Banks already have large structured information stores, data warehouses, but these are really designed to be used after the trade has been made, notes Behnstedt. Often used to meet Basel III and reporting requirements, they are not designed to calculate details of the trading operations, such as the average mark-up of trades, or which currencies a client is trading and which he would normally have exposure in. Business intelligence technologies that allow a deeper understanding of this information are in place in firms but not usually attached to data warehouses.

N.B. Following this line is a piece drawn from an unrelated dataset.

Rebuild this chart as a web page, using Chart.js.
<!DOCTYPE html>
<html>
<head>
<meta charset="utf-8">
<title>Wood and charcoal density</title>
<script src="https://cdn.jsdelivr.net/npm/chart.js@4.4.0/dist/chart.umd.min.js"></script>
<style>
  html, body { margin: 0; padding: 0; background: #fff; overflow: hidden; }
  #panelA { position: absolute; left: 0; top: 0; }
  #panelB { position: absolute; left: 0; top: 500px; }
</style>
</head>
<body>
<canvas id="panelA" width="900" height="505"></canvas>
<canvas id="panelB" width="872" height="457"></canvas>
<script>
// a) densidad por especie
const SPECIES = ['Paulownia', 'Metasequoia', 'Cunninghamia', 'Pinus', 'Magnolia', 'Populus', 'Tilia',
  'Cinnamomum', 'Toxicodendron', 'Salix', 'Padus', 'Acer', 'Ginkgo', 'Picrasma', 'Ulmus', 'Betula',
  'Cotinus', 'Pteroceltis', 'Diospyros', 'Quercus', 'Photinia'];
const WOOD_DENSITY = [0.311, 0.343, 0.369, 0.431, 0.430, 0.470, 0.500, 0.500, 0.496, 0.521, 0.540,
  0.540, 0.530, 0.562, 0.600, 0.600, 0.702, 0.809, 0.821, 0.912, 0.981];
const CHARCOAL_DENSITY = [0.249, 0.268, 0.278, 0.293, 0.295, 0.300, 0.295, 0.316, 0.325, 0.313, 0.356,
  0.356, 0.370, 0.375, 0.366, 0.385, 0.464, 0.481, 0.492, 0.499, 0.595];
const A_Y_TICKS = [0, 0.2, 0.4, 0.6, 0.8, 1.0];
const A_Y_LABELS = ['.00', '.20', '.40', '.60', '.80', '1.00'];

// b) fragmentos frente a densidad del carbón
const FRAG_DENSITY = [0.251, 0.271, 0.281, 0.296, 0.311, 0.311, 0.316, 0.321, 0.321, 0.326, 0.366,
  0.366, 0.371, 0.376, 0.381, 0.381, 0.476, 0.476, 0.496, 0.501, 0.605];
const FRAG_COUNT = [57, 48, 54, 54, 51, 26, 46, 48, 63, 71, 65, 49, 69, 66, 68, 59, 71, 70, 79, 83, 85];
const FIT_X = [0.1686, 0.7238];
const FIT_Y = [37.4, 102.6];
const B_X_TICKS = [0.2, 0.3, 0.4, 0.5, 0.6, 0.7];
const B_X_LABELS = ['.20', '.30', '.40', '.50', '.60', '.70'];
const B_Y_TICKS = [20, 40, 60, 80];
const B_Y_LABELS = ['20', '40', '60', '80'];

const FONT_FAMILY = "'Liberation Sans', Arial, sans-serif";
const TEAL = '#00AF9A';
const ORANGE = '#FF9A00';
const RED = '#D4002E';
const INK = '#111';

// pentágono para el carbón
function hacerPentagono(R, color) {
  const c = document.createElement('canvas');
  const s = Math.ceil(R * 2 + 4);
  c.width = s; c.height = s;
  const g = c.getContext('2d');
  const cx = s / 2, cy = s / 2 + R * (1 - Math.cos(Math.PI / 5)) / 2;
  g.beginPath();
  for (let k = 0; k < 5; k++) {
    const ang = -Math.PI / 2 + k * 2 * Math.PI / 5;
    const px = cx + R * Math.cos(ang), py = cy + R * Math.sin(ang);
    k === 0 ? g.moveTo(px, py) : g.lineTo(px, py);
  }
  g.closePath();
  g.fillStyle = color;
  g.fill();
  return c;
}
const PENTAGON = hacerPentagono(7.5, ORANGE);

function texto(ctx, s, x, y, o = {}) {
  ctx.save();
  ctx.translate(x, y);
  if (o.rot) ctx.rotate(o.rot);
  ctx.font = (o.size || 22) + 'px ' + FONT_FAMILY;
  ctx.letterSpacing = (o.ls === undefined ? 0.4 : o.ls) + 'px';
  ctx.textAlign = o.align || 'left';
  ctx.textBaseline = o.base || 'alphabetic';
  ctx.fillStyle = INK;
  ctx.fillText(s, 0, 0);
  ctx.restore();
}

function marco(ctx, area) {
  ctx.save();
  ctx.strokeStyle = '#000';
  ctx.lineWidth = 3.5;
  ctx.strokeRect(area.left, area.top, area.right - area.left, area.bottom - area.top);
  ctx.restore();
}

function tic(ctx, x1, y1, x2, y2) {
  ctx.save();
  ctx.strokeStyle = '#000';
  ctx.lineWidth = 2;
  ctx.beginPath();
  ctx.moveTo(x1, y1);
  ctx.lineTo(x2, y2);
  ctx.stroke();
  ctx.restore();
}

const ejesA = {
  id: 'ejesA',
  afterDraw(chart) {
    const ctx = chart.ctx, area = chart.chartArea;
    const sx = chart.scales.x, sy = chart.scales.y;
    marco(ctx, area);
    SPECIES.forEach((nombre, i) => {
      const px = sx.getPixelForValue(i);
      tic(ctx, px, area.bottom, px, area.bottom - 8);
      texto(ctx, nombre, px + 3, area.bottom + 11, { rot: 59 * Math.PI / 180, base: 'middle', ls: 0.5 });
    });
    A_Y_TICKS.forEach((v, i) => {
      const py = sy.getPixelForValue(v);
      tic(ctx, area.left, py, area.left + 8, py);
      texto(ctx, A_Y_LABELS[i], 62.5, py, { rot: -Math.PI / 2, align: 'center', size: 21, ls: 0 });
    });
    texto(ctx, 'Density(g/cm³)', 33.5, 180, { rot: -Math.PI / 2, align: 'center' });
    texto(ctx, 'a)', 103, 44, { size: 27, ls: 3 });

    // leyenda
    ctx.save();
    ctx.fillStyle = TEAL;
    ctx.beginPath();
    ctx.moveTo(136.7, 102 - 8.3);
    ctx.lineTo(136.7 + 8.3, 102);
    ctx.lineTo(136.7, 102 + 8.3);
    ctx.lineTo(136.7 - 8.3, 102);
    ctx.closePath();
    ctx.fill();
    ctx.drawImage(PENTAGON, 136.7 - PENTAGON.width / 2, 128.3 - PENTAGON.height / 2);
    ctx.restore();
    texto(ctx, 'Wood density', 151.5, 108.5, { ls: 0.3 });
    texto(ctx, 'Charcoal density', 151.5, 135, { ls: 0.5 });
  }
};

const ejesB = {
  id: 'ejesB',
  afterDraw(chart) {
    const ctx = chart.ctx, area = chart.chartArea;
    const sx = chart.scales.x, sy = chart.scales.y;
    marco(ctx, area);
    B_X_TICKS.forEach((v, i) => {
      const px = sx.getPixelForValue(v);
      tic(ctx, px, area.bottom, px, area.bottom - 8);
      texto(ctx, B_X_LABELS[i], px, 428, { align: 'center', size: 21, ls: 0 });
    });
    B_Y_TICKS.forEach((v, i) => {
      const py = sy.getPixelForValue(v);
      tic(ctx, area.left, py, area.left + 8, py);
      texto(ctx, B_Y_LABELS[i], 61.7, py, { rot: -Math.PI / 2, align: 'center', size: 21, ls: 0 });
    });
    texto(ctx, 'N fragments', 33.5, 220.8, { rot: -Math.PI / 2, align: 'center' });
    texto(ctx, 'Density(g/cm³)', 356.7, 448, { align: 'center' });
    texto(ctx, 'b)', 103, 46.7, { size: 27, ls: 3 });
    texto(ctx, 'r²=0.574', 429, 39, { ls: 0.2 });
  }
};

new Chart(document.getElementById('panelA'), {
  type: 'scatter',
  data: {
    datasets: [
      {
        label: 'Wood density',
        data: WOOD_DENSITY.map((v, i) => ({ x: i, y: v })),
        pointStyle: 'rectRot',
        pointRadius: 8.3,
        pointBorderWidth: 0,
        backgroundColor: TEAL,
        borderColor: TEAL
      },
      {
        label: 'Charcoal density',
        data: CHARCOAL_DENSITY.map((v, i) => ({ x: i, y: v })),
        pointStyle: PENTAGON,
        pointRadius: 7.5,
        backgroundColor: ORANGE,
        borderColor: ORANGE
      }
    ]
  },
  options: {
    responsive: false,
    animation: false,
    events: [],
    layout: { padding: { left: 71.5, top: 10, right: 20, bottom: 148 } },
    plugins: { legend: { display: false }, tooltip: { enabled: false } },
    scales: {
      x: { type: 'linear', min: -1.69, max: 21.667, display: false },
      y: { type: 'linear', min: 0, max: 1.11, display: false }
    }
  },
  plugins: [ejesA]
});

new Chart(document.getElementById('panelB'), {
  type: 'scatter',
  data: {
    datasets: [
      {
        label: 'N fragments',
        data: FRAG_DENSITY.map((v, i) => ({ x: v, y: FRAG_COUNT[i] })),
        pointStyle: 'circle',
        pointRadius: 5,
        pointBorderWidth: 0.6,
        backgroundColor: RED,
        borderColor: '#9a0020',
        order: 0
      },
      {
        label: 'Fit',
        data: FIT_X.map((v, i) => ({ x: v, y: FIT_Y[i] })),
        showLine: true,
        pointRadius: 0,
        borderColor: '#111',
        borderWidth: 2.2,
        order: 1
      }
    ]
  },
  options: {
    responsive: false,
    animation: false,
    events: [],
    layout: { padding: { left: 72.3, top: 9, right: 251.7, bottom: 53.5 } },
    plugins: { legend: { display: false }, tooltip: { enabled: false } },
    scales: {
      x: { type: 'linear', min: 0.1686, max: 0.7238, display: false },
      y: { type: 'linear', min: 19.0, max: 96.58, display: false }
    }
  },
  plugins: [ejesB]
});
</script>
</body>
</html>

“Business intelligence functionalities which help to analyse data are always held in systems in the middle office, sometimes in the risk management area,” he explains. “By making trading more automated banks have a problem in that they have to cope with the data volume and apply business intelligence. So they need to look for or build something that makes to easier to manage. The question is whether you can build and support this or outsource it to a provider.”
The wood from the trees
Getting the data processed is well and good but at some point its analysis has to be crystallised into something that FX traders can actually use. Given that the definition of big data is a dataset beyond the capacity of a normal database, what tools can be used for the sake of practicality?
“There is understanding data using analysis, which I might call the value of the data, then there is visualisation, which are ways of interacting with the data,” explains Kennedy. “If I have got an enormous quantity of bid-ask trading data how do I, as a human, make sense of that? Visualisation demonstrates that a picture can be worth a thousand words, it allows us to make sense of the numbers in the sense of where the market is going and what is affecting it.”
“Big Data is about the capture and storage of deep data and linking disparate data sets under some common thread to tease out an intelligible answer, a diamond from a mountain of coal,” adds Lovas.
In his view, it facilitates many functions including the provision of wider price transparency, both depth in terms of years of price data, and breadth, sourced across many banks and ECNs. It is then the fuel driving the quantitative trading engine – including alpha discovery and research, strategy back-testing and optimisation, portfolio valuation and transaction cost analysis (TCA). Accurate historical data – depth of book, trades, even daily closing prices are the ante to the fiercely competitive trading game.
“Big Data has improved price transparency which has made FX transaction cost analysis easier,” he says. “The highly fragmented FX market can be brought together under big data platforms which support broad connectivity and can perform aggregation for accurate time and sales data. This is also accessible via complex event processing systems for real-time TCA.”